Die Biobranche boomt, in Kanada ebenso wie hier. Jedes Jahr feiern die trotz Wirtschaftskrise zweistelliges Umsatzwachstum. Aber bei denen, die die eigentliche Arbeit machen, kommt davon nicht wirklich etwas an. Der Großhandel im Biobereich unterscheidet sich keinen Deut von dem für den normalen Supermarkt. Klar, ist alles irgendwie noch etwas kleiner und überschaubarer, man duzt sich am Telefon und in der Kantine gibt es Bio-Vollwertessen, aber im Endeffekt geht es da auch immer nur um Effizenzsteigerung. Und selbst die Händler und Produzenten, die es anders machen wollen, passen sich auf Dauer entweder an, oder sie gehen unter. Das ist "das System".

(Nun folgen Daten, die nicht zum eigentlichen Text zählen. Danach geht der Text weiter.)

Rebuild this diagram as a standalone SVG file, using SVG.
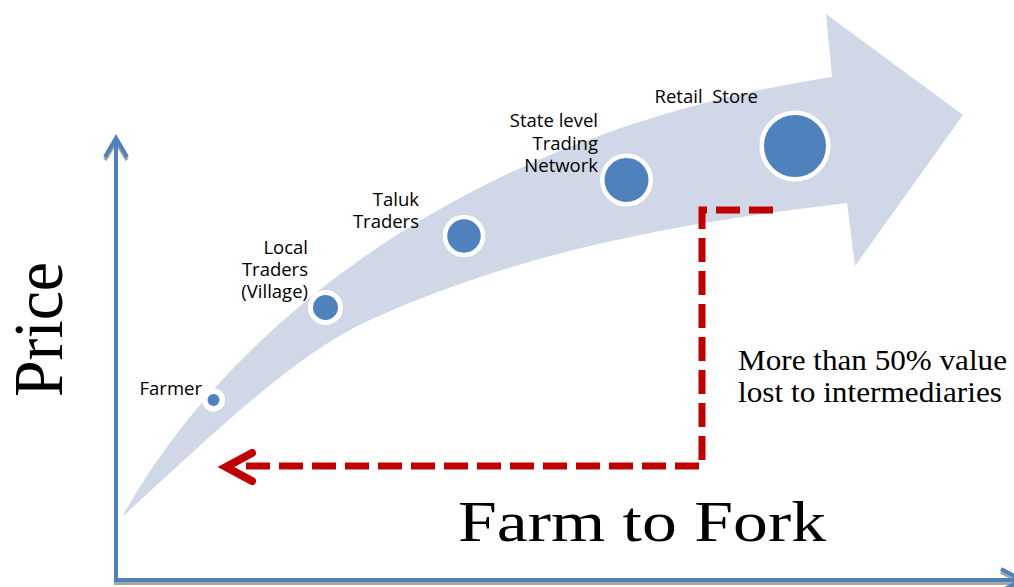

Wirklich entkommen kann man dem auch als Verbraucher schlecht. Ich kaufe auch nur noch das allernötigste, überlege mir bei jedem Teil, ob ich das wirklich brauche, ob ich nicht auch was altes reparieren und weiter verwenden kann, oder etwas SecondHand bekomme. Vieles braucht man auch wirklich nicht. Aber essen muss man ja nun mal. So eine richtig befriedigende Lösung hab ich da noch nicht gefunden. Demnächst hab ich dann wenigstens einen richtigen Garten und eigene Hühner (ich bin gerade im Umzug nach Ostfriesland).